→ Information provided
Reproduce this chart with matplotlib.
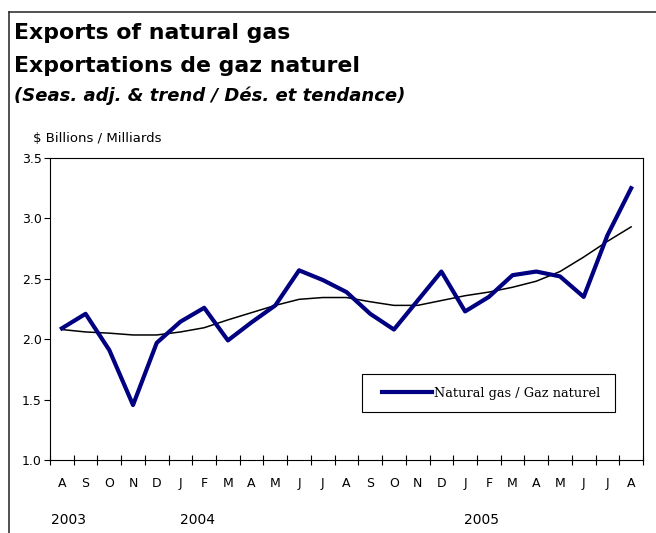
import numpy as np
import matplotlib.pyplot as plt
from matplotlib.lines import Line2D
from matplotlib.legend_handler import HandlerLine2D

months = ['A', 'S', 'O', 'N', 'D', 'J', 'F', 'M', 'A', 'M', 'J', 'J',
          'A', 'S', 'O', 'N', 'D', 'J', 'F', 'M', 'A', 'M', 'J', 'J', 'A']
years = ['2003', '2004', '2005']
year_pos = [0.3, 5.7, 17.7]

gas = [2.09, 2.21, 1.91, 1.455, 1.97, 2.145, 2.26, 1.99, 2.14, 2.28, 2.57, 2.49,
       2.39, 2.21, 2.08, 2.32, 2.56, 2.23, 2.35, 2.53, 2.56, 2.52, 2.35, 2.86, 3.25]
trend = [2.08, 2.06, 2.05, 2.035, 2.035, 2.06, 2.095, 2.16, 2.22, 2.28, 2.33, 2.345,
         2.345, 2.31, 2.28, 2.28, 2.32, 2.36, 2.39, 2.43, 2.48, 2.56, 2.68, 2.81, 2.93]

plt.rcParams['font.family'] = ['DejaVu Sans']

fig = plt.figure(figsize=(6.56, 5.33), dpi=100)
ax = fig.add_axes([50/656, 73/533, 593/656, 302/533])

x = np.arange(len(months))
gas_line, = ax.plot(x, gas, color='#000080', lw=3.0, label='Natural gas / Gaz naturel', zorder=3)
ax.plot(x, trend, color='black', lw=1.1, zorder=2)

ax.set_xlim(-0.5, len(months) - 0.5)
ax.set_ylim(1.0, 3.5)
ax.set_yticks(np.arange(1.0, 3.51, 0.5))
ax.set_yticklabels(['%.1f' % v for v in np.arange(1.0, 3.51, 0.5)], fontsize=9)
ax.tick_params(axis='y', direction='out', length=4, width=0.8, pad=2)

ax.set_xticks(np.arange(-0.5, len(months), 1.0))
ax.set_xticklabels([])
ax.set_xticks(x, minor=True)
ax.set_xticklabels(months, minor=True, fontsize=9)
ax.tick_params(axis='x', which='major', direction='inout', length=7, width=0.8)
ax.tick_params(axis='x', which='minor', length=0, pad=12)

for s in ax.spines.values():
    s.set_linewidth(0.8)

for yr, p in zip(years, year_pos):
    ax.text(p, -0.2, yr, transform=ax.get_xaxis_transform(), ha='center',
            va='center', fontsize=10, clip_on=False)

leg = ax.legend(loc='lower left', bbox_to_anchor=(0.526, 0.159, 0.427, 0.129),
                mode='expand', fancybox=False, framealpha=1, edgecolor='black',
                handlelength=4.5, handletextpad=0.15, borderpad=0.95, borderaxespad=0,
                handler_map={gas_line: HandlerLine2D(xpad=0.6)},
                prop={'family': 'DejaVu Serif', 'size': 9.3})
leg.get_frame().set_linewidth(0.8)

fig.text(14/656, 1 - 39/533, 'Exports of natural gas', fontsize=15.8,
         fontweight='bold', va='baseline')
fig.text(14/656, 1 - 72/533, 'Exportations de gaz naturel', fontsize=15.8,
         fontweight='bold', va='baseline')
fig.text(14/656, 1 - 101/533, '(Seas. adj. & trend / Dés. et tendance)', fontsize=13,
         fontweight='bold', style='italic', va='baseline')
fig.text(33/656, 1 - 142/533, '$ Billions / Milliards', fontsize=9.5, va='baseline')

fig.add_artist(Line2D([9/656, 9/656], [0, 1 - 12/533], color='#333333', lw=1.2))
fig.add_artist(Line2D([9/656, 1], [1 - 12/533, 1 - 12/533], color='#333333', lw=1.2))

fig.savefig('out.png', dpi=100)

→ What to work on
Leave out any pictures and return exactly the lines from the beginning of the data through the line with "length=4, width=0.8, pad=2)", inclusive.

→ Exercise answer
Reproduce this chart with matplotlib.
import numpy as np
import matplotlib.pyplot as plt
from matplotlib.lines import Line2D
from matplotlib.legend_handler import HandlerLine2D

months = ['A', 'S', 'O', 'N', 'D', 'J', 'F', 'M', 'A', 'M', 'J', 'J',
          'A', 'S', 'O', 'N', 'D', 'J', 'F', 'M', 'A', 'M', 'J', 'J', 'A']
years = ['2003', '2004', '2005']
year_pos = [0.3, 5.7, 17.7]

gas = [2.09, 2.21, 1.91, 1.455, 1.97, 2.145, 2.26, 1.99, 2.14, 2.28, 2.57, 2.49,
       2.39, 2.21, 2.08, 2.32, 2.56, 2.23, 2.35, 2.53, 2.56, 2.52, 2.35, 2.86, 3.25]
trend = [2.08, 2.06, 2.05, 2.035, 2.035, 2.06, 2.095, 2.16, 2.22, 2.28, 2.33, 2.345,
         2.345, 2.31, 2.28, 2.28, 2.32, 2.36, 2.39, 2.43, 2.48, 2.56, 2.68, 2.81, 2.93]

plt.rcParams['font.family'] = ['DejaVu Sans']

fig = plt.figure(figsize=(6.56, 5.33), dpi=100)
ax = fig.add_axes([50/656, 73/533, 593/656, 302/533])

x = np.arange(len(months))
gas_line, = ax.plot(x, gas, color='#000080', lw=3.0, label='Natural gas / Gaz naturel', zorder=3)
ax.plot(x, trend, color='black', lw=1.1, zorder=2)

ax.set_xlim(-0.5, len(months) - 0.5)
ax.set_ylim(1.0, 3.5)
ax.set_yticks(np.arange(1.0, 3.51, 0.5))
ax.set_yticklabels(['%.1f' % v for v in np.arange(1.0, 3.51, 0.5)], fontsize=9)
ax.tick_params(axis='y', direction='out', length=4, width=0.8, pad=2)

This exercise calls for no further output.